> Record list:

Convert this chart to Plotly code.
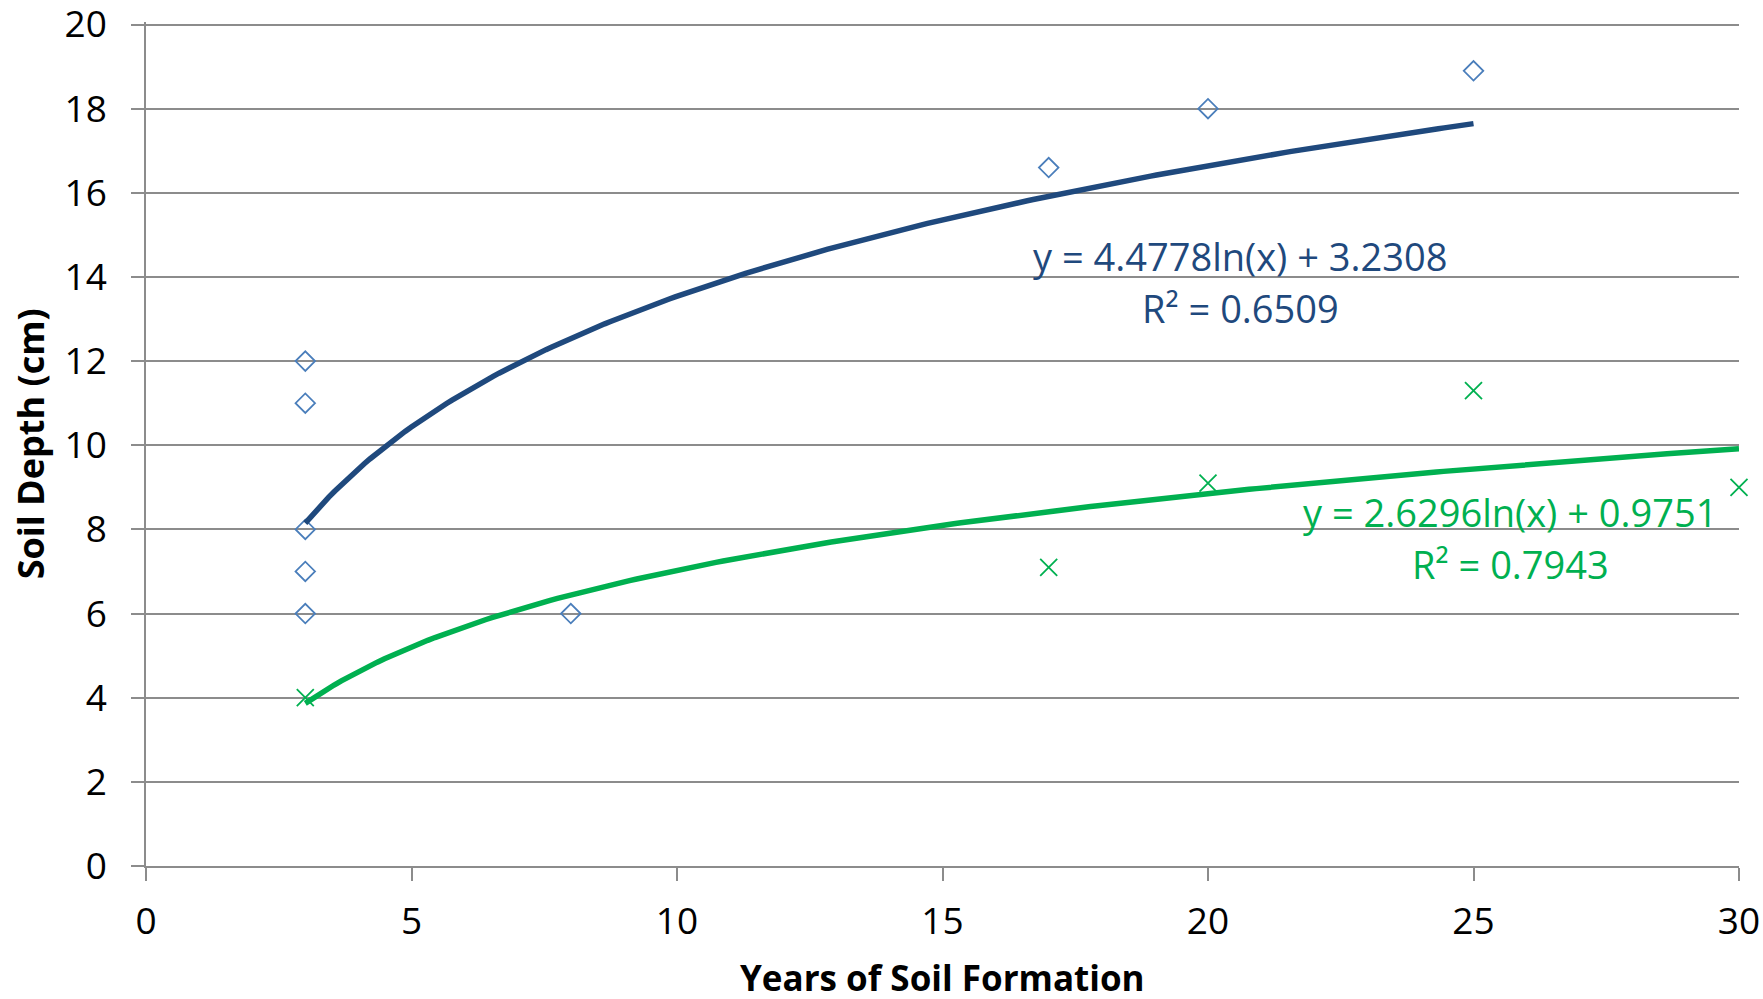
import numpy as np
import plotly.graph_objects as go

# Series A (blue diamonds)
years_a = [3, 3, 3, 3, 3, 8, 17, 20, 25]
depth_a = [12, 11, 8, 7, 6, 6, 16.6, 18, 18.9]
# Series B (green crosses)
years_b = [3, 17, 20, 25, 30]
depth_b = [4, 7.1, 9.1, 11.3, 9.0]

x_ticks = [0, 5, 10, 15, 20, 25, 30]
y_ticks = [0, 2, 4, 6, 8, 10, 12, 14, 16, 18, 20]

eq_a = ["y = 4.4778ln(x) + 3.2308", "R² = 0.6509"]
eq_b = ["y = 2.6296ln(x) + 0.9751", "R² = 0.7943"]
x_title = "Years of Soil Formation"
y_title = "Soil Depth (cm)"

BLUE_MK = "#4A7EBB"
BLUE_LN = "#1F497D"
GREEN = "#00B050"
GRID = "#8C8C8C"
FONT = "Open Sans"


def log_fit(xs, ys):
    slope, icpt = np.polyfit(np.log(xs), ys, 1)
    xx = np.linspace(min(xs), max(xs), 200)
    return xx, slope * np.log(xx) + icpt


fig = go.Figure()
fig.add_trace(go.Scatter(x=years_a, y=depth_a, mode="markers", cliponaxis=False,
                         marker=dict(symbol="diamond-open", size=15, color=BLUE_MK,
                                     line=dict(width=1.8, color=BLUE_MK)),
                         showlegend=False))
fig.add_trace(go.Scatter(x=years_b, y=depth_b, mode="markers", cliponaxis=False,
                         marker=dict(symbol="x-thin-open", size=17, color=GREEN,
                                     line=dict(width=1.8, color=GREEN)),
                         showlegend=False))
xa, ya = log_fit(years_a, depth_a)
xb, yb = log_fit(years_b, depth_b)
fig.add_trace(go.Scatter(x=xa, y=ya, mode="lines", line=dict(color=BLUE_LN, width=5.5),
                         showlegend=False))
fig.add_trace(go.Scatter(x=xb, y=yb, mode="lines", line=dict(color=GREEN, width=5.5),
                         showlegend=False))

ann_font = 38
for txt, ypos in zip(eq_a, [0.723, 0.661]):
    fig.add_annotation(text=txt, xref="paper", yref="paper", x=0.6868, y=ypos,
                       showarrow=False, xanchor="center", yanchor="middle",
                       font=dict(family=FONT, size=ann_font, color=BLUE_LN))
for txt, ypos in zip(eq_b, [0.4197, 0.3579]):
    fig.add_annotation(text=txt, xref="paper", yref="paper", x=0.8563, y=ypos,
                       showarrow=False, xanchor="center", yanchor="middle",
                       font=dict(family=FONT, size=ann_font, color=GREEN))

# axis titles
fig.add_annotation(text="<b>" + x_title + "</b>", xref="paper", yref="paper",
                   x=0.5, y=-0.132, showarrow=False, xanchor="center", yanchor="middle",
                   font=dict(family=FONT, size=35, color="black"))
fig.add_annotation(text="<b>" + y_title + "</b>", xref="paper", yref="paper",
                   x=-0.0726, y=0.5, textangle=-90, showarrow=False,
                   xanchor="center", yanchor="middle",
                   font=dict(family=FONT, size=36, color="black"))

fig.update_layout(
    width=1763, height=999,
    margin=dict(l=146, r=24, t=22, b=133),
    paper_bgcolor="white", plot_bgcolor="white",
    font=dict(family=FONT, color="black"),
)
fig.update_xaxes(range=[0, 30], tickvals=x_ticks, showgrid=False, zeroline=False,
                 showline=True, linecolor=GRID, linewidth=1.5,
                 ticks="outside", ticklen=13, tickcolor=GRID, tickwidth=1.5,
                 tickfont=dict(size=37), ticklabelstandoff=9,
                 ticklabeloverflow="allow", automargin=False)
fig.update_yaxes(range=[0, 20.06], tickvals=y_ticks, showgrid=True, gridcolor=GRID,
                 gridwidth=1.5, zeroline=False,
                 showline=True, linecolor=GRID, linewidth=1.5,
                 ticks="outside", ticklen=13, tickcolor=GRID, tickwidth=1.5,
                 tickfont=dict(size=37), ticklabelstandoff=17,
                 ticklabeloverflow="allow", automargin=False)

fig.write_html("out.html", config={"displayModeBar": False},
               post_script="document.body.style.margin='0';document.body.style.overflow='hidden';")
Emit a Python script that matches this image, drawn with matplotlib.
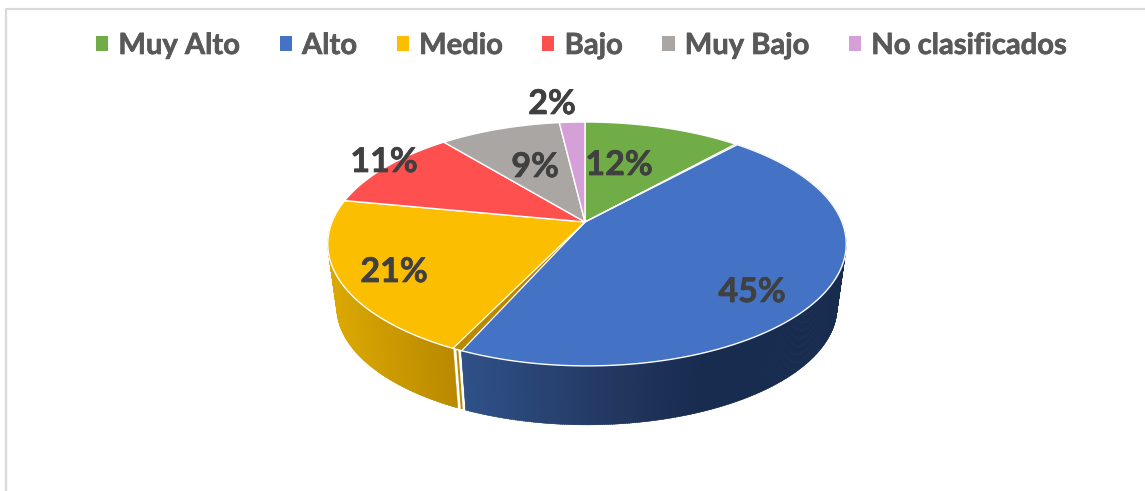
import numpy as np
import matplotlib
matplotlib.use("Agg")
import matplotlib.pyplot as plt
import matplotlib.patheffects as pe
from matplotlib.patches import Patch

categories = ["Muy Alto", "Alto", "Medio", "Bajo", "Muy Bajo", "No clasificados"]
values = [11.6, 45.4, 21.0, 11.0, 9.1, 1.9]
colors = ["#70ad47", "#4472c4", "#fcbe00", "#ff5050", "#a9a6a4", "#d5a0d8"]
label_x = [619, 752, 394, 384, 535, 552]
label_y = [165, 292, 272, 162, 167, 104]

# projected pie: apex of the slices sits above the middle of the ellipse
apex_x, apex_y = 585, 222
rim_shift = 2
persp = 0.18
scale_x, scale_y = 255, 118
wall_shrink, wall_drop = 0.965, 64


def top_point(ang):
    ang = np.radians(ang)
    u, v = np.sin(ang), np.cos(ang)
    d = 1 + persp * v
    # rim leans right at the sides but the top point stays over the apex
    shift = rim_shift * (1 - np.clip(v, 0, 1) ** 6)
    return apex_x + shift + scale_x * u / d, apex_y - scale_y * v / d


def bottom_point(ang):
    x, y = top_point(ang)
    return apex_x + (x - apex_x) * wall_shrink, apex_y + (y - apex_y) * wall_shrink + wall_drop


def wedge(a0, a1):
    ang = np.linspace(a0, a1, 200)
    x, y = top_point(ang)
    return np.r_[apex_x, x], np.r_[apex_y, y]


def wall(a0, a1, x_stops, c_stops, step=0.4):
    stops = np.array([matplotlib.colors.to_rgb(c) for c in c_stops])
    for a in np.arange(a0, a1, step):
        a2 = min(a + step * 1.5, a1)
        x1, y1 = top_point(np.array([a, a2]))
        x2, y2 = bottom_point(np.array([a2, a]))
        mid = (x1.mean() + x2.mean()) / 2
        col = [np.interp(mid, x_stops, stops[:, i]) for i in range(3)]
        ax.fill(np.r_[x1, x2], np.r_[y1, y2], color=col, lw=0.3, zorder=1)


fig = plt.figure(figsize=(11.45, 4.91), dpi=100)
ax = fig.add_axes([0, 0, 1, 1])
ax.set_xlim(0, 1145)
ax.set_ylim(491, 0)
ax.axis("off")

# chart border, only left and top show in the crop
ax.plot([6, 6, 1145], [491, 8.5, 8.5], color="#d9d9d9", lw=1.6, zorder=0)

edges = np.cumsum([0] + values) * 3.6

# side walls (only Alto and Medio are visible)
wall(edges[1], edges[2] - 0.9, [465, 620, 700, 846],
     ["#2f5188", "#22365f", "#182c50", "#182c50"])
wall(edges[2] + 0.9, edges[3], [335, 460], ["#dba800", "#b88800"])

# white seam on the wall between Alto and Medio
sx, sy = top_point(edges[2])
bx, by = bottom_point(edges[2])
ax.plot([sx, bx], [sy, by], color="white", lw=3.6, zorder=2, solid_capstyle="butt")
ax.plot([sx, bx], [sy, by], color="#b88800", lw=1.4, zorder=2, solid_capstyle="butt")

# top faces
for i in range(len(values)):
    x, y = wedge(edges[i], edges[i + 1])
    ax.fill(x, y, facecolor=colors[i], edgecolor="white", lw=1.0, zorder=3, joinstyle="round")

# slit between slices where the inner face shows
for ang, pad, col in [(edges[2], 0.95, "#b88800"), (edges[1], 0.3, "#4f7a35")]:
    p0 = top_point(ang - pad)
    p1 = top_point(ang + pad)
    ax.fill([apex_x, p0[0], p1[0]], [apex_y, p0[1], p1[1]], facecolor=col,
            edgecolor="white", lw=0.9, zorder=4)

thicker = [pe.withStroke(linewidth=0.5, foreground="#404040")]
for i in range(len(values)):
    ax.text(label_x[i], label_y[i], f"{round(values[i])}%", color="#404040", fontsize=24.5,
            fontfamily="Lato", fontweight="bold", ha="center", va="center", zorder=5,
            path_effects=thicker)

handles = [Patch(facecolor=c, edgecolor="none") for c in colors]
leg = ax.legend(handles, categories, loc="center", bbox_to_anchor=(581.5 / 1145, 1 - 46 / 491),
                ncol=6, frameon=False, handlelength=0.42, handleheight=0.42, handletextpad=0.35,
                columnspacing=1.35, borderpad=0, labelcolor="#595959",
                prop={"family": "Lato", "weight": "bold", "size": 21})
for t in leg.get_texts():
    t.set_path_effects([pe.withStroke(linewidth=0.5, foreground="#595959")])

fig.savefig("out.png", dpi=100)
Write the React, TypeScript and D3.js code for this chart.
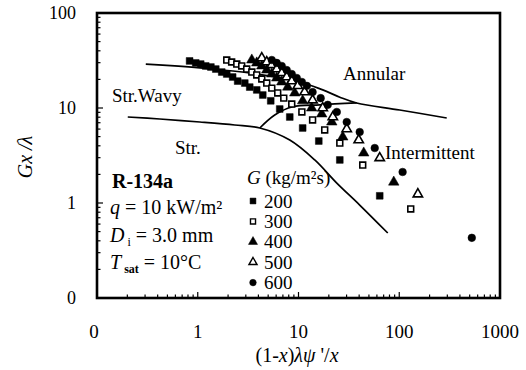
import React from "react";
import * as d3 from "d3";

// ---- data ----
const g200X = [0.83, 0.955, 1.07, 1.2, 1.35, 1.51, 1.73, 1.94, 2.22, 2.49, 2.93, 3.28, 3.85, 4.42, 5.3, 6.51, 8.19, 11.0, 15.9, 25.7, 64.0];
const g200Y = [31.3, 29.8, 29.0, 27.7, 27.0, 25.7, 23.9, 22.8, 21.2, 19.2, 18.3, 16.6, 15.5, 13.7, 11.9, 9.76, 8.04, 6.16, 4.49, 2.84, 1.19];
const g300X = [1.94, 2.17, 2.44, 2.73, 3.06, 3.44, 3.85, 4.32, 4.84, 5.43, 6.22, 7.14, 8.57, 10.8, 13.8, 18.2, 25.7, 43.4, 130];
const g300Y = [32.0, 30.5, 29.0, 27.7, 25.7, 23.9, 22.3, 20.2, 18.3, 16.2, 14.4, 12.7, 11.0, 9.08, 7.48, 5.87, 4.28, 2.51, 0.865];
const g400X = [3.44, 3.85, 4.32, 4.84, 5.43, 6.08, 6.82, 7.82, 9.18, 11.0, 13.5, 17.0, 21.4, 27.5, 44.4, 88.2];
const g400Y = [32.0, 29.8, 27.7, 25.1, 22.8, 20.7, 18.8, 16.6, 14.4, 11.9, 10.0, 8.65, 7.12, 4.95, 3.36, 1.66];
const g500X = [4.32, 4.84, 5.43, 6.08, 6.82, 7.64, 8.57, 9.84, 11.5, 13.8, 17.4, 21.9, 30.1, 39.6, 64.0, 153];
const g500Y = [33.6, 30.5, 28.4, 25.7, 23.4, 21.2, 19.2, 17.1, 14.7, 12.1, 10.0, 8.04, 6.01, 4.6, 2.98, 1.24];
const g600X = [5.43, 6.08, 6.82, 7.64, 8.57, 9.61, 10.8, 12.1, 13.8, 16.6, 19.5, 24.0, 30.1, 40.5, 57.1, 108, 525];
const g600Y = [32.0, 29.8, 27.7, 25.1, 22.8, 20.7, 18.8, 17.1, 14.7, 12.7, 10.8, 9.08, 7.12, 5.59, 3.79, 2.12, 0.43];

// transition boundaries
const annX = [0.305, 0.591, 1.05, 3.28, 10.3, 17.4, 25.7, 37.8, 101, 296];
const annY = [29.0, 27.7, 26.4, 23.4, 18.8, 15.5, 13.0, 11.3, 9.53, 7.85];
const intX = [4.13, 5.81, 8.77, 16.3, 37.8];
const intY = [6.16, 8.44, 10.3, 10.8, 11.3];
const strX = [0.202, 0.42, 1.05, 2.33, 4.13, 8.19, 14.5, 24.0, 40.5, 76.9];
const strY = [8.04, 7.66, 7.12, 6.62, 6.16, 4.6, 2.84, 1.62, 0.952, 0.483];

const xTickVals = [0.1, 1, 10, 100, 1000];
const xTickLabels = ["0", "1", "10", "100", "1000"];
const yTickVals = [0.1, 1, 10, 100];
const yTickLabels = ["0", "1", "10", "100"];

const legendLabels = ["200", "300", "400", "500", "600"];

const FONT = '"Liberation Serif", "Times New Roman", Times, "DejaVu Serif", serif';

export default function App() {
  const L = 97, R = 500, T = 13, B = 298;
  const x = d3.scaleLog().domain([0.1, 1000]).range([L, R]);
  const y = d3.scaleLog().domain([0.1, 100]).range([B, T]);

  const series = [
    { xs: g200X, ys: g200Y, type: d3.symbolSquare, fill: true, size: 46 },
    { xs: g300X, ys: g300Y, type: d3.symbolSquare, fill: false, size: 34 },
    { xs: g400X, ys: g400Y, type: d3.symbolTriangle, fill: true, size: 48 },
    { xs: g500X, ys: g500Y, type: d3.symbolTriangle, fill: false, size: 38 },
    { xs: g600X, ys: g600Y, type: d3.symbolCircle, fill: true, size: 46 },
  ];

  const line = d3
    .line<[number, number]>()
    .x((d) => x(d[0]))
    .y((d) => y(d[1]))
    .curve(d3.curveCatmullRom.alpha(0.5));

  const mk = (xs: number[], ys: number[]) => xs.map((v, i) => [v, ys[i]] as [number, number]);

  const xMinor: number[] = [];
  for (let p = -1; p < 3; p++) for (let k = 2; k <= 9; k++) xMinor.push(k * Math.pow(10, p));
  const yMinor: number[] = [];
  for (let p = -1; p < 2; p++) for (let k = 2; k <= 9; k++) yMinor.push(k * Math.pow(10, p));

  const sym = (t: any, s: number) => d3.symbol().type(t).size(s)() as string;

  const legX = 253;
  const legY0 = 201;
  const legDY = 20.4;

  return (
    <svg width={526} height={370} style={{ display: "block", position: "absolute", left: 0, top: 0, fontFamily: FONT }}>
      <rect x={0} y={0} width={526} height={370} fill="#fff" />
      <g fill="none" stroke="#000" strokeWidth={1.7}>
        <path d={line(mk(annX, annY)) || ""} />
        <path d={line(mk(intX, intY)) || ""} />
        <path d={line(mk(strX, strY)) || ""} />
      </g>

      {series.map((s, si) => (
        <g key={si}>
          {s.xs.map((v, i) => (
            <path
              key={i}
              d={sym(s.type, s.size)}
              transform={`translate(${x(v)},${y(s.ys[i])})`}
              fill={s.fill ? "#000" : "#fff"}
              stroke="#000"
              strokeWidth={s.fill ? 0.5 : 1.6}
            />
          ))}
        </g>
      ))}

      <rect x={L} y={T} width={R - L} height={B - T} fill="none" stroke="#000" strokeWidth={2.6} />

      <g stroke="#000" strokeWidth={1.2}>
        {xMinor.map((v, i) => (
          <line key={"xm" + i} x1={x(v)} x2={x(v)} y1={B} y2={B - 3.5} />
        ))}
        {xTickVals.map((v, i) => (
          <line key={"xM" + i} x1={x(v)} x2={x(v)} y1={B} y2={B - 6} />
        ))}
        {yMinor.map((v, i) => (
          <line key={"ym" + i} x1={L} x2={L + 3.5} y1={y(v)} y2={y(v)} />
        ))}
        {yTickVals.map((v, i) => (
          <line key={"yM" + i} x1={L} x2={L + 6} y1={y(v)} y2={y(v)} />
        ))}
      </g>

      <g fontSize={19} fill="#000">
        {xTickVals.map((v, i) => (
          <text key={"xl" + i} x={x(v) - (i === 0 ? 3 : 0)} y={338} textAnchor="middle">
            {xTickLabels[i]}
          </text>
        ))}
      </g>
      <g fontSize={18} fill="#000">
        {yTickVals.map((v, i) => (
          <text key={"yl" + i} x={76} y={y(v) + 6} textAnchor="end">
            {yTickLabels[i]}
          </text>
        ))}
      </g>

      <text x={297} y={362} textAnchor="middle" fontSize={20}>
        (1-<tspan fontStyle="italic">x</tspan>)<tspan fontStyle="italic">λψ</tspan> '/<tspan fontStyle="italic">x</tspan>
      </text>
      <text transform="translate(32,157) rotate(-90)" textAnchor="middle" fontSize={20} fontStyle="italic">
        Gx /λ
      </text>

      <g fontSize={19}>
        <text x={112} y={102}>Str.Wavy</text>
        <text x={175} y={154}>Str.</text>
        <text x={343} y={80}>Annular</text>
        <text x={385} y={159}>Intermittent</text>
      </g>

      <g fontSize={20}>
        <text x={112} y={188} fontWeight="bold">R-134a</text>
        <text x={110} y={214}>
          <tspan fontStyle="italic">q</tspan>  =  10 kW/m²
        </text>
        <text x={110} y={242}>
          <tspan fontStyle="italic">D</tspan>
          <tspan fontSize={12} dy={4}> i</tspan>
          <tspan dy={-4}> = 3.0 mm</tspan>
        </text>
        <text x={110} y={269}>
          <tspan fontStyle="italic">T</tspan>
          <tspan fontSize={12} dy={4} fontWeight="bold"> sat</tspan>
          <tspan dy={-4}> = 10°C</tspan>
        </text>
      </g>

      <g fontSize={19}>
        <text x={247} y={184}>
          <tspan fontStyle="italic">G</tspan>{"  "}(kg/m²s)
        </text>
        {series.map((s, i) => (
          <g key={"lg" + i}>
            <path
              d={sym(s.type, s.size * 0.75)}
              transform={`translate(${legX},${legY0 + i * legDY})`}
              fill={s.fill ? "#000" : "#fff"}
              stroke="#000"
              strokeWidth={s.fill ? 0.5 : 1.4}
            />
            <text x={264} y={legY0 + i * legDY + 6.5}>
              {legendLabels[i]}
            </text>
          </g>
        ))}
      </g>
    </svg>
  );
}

> Given problem:
Extract the lines exactly, please: the first line of the listing, the line with "depth_b = [4, 7.1, 9.1, 11.3, 9.0]", and every line between them, but no pictures.

> Response to the task:
Convert this chart to Plotly code.
import numpy as np
import plotly.graph_objects as go

# Series A (blue diamonds)
years_a = [3, 3, 3, 3, 3, 8, 17, 20, 25]
depth_a = [12, 11, 8, 7, 6, 6, 16.6, 18, 18.9]
# Series B (green crosses)
years_b = [3, 17, 20, 25, 30]
depth_b = [4, 7.1, 9.1, 11.3, 9.0]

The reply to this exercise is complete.